The Aryan brotherhood with ARF has, correspondingly, not been forgotten by the PKK. In 1985 and 1986, suspending its own terrorist activities, ARF sent specialists with explosives to PKK camps (Gaïdz Minassian, Guerre et terrorisme arméniens, Paris: Presses universitaires de France, 2002, p. 109). More recently, in December 2015, Kadir Akın, one of the founders of the current political representative of the PKK in Turkey, the Peoples' Democratic Party (HDP), explained that the ideology of this party is the same as ARF. As a result, it may be useful to give an idea of what this ideology is currently.
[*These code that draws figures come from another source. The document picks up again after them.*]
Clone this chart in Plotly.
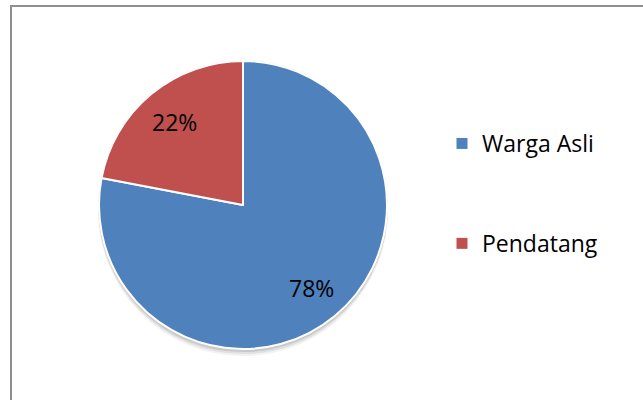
import math
import plotly.graph_objects as go

# Penduduk menurut asal
categories = ["Warga Asli", "Pendatang"]
values = [78, 22]
colors = ["#4F81BD", "#C0504D"]

W, H = 643, 400
FONT = "Open Sans"

# pie placement in pixels (centre x, centre y, diameter)
cx, cy, d = 243, 205, 288
px = lambda x: x / W
py = lambda y: 1 - y / H

fig = go.Figure()

fig.add_trace(go.Pie(
    labels=categories,
    values=values,
    marker=dict(colors=colors, line=dict(color="white", width=2)),
    sort=False,
    direction="clockwise",
    rotation=0,
    textinfo="none",
    showlegend=False,
    domain=dict(x=[px(cx - d / 2), px(cx + d / 2)],
                y=[py(cy + d / 2), py(cy - d / 2)]),
    hoverinfo="label+percent",
))

# percentage labels, placed along each slice's mid-angle
total = sum(values)
annotations = []
start = 0.0
for v in values:
    frac = v / total
    mid = 2 * math.pi * (start + frac / 2)  # clockwise from 12 o'clock
    rr = 0.745 * d / 2
    annotations.append(dict(
        x=px(cx + rr * math.sin(mid)), y=py(cy - rr * math.cos(mid)),
        xref="paper", yref="paper", showarrow=False,
        text=f"{round(frac * 100)}%",
        font=dict(family=FONT, size=23, color="black"),
        xanchor="center", yanchor="middle",
    ))
    start += frac

# legend entries, one group each so they can be spaced apart
for i, (name, col) in enumerate(zip(categories, colors)):
    fig.add_trace(go.Scatter(
        x=[None], y=[None], mode="markers", name=name,
        marker=dict(symbol="square", size=11, color=col),
        legendgroup=f"g{i}", hoverinfo="skip",
    ))

shapes = []
# soft shadow beneath the pie
for off, alpha in [(7, 0.05), (5, 0.07), (3, 0.10)]:
    shapes.append(dict(
        type="circle", xref="paper", yref="paper", layer="below",
        x0=px(cx - d / 2 - 1), x1=px(cx + d / 2 + 1),
        y0=py(cy + d / 2 + off), y1=py(cy - d / 2 + off - 4),
        fillcolor=f"rgba(0,0,0,{alpha})", line=dict(width=0),
    ))
# chart frame
shapes.append(dict(
    type="rect", xref="paper", yref="paper",
    x0=px(11), y0=py(420), x1=px(660), y1=py(6),
    line=dict(color="#8f8f8f", width=2), fillcolor="rgba(0,0,0,0)",
))

fig.update_layout(
    width=W, height=H,
    margin=dict(l=0, r=0, t=0, b=0),
    paper_bgcolor="white", plot_bgcolor="white",
    font=dict(family=FONT, color="black"),
    xaxis=dict(visible=False), yaxis=dict(visible=False),
    shapes=shapes,
    annotations=annotations,
    legend=dict(
        x=px(442), y=py(122), xanchor="left", yanchor="top",
        traceorder="grouped", tracegroupgap=67,
        font=dict(family=FONT, size=23, color="black"),
        bgcolor="rgba(0,0,0,0)", itemwidth=30,
    ),
)

fig.write_html("out.html")
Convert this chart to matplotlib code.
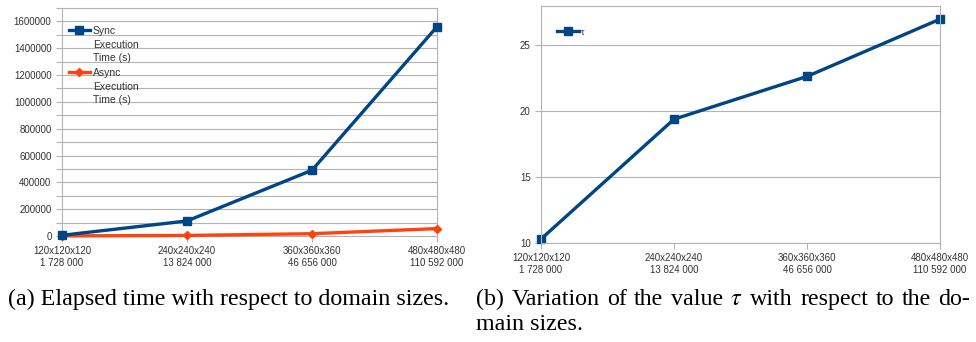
import matplotlib
matplotlib.use("Agg")
import matplotlib.pyplot as plt
from matplotlib.ticker import MultipleLocator, FuncFormatter

plt.rcParams['font.family'] = ['Liberation Sans', 'DejaVu Sans']
plt.rcParams['mathtext.fontset'] = 'stix'

domains = ["120x120x120\n1 728 000", "240x240x240\n13 824 000",
           "360x360x360\n46 656 000", "480x480x480\n110 592 000"]
sync_time = [5000, 112000, 490000, 1560000]
async_time = [500, 4000, 17000, 55000]
tau = [10.3, 19.4, 22.65, 27.0]

BLUE = "#004586"
ORANGE = "#ff420e"
GRID = "#b3b3b3"
TXT = "#333333"

W, H = 976, 342
fig = plt.figure(figsize=(W / 100, H / 100), dpi=100)
ax1 = fig.add_axes([0.0635, 0.310, 0.3842, 0.6667])
ax2 = fig.add_axes([0.5543, 0.2895, 0.4088, 0.693])

x = list(range(len(domains)))


def style(ax):
    for s in ax.spines.values():
        s.set_color(GRID)
        s.set_linewidth(0.8)
    ax.grid(axis="y", which="both", color=GRID, linewidth=0.8)
    ax.set_axisbelow(True)
    ax.set_xlim(0, len(domains) - 1)
    ax.set_xticks(x)
    ax.set_xticklabels(domains, fontsize=7, color=TXT, linespacing=1.25)
    ax.tick_params(axis="both", which="both", colors=GRID, labelcolor=TXT,
                   length=4, width=0.8)
    ax.tick_params(axis="y", labelsize=7)


def top_align(leg):
    # put each legend key level with the first line of its label
    for col in leg._legend_handle_box.get_children():
        for row in col.get_children():
            row.align = "top"


def justified(words, x0, x1, y, **kw):
    # lay words out so the line fills x0..x1 (pixels)
    r = fig.canvas.get_renderer()
    arts = [fig.text(0, 1 - y / H, w, **kw) for w in words]
    widths = [a.get_window_extent(r).width for a in arts]
    gap = (x1 - x0 - sum(widths)) / (len(words) - 1)
    pos = x0
    for a, w in zip(arts, widths):
        a.set_x(pos / W)
        pos += w + gap


# (a) elapsed time
ax1.plot(x, sync_time, color=BLUE, lw=2.4, marker="s", ms=6, clip_on=False,
         zorder=4, label="Sync\nExecution\nTime (s)")
ax1.plot(x, async_time, color=ORANGE, lw=2.4, marker="D", ms=4, clip_on=False,
         zorder=3, label="Async\nExecution\nTime (s)")
ax1.set_ylim(0, 1700000)
ax1.yaxis.set_major_locator(MultipleLocator(200000))
ax1.yaxis.set_minor_locator(MultipleLocator(100000))
ax1.yaxis.set_major_formatter(FuncFormatter(lambda v, p: "%d" % v))
style(ax1)
leg1 = ax1.legend(loc="upper left", bbox_to_anchor=(0.018, 0.92), frameon=False,
                  fontsize=7.5, handlelength=2.0, handletextpad=0.3,
                  labelspacing=0.45, borderaxespad=0, borderpad=0)
top_align(leg1)
for t in leg1.get_texts():
    t.set_color(TXT)
    t.set_linespacing(1.45)

# (b) tau
ax2.plot(x, tau, color=BLUE, lw=2.4, marker="s", ms=6, clip_on=False, label="τ")
ax2.set_ylim(10, 28)
ax2.yaxis.set_major_locator(MultipleLocator(5))
style(ax2)
leg2 = ax2.legend(loc="center left", bbox_to_anchor=(0.04, 0.89), frameon=False,
                  fontsize=6.5, handlelength=2.4, handletextpad=0.3,
                  borderaxespad=0, borderpad=0)
for t in leg2.get_texts():
    t.set_color(TXT)

# captions, baselines in pixels from the top
cap = dict(fontsize=17.3, family="Liberation Serif", color="black", va="baseline")
fig.text(0.008, 1 - 305 / H, "(a) Elapsed time with respect to domain sizes.", **cap)
justified(["(b)", "Variation", "of", "the", "value", r"$\tau$", "with", "respect",
           "to", "the", "do-"], 476, 970, 305, **cap)
fig.text(476 / W, 1 - 330 / H, "main sizes.", **cap)

fig.savefig("out.png", dpi=100)
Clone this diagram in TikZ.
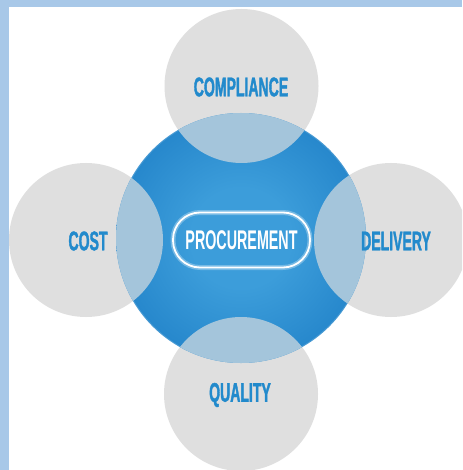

In an editorial published online in October 2009 when he was still the main lobbyist of ARF for the European Union and the editor of the ARF newspaper in France, France-Arménie, Laurent Leylekian wrote: "Yes, bloody Turks are guilty. No matter what their good will, purposes or activities are, they are all guilty. From the newborn baby to the elderly about to die, from Islamist to Kemalist, from those coming from Sivas to Konya, from the religious to the atheist. As definitely guilty as Cain, toward the Armenians, toward themselves, toward history and toward humanity." The website was closed down in February 2011. Later, in 2014, he retweeted a ferociously anti-Semitic cartoon, and deleted the retweet without any apology or explanation, after I exposed him. The same year, an appeals court in Paris confirmed his conviction for defamation in another affair and ordered him to pay 9,500 euros to his victim, Sırma Oran-Martz, who is of Turkish origin, as it happens. This is the kind of ideas the "libertarian, peaceful" HDP claims today.